The Clown brings word of the old man's sudden death with comic distress:

O, my master, my master! what shall I do for my poor master? the kind churl is departed! never did poor hard-hearted wretch pass out of the world so like a lamb! alas! for my poor, usuring, extortioning master! many an old widow hast thou turned into the street, and many an orphan made beg for bread! Oh, my sweet, cruel, kind, pitiless, loving, hard-hearted master! he's dead; he's dead; he's gone; he's fled; and now full low must hang his head! Oh, my sweet vile, kind, flinty, mild, uncharitable master!

Old Harding has died before the inheritance documents are signed.
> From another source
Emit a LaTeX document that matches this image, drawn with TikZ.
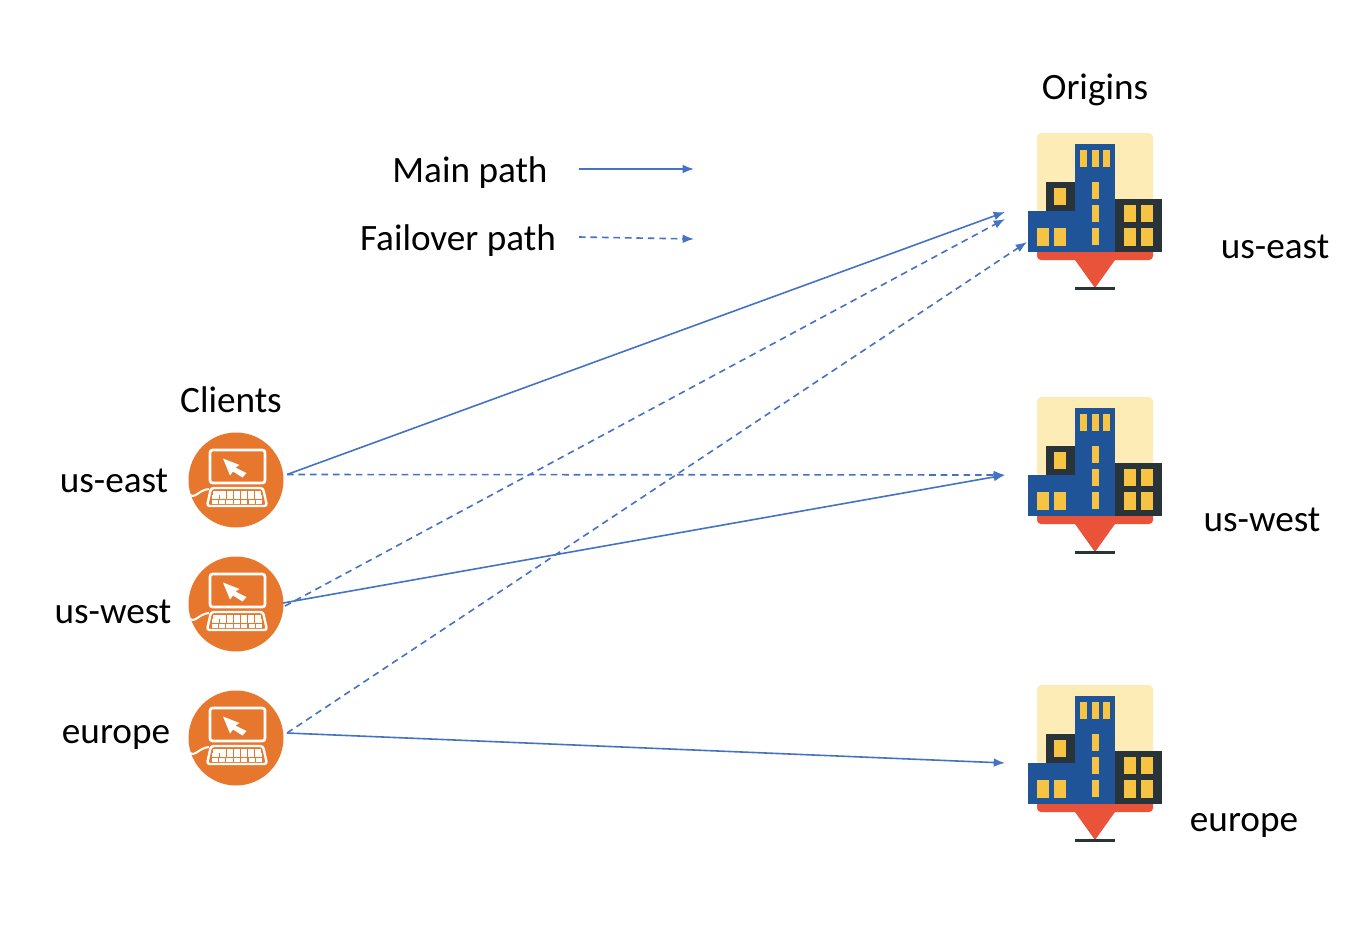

From the lowly position of a servant, Philip Harding now inherits his father's estate, leaving his younger brothers dependent upon his goodwill.

Better news, of Young Forrest's triumph and the Merchant's rescue, quickly arrives; far from taking a large loss, the Harding estate is now wealthier than ever. Philip and Susan are grateful to Mrs. Harding for the favor she showed them in their servitude. By law, Mrs. Harding receives a third of Old Harding's estate, and her investment in her brother's voyage has made her even richer. Young Forrest earns a pardon for Rainsford's death through his defeat of the pirates.

Purser and Clinton are shown on their way to execution; they reminisce romantically about the drama and success of their careers in piracy, before they are led off to the gallows. Young Forrest and the Merchant return home to a welcome from their Forrest and Harding relations; the impetuous Young Forrest asks Mrs. Harding to marry him almost as soon as he meets her. The play ends with a general reconciliation; the two younger Harding brothers, and Goodwin and Foster too, have all been reduced to beggary by loose living and ill luck – but the generous and forgiving Philip Harding offers to relieve their wants.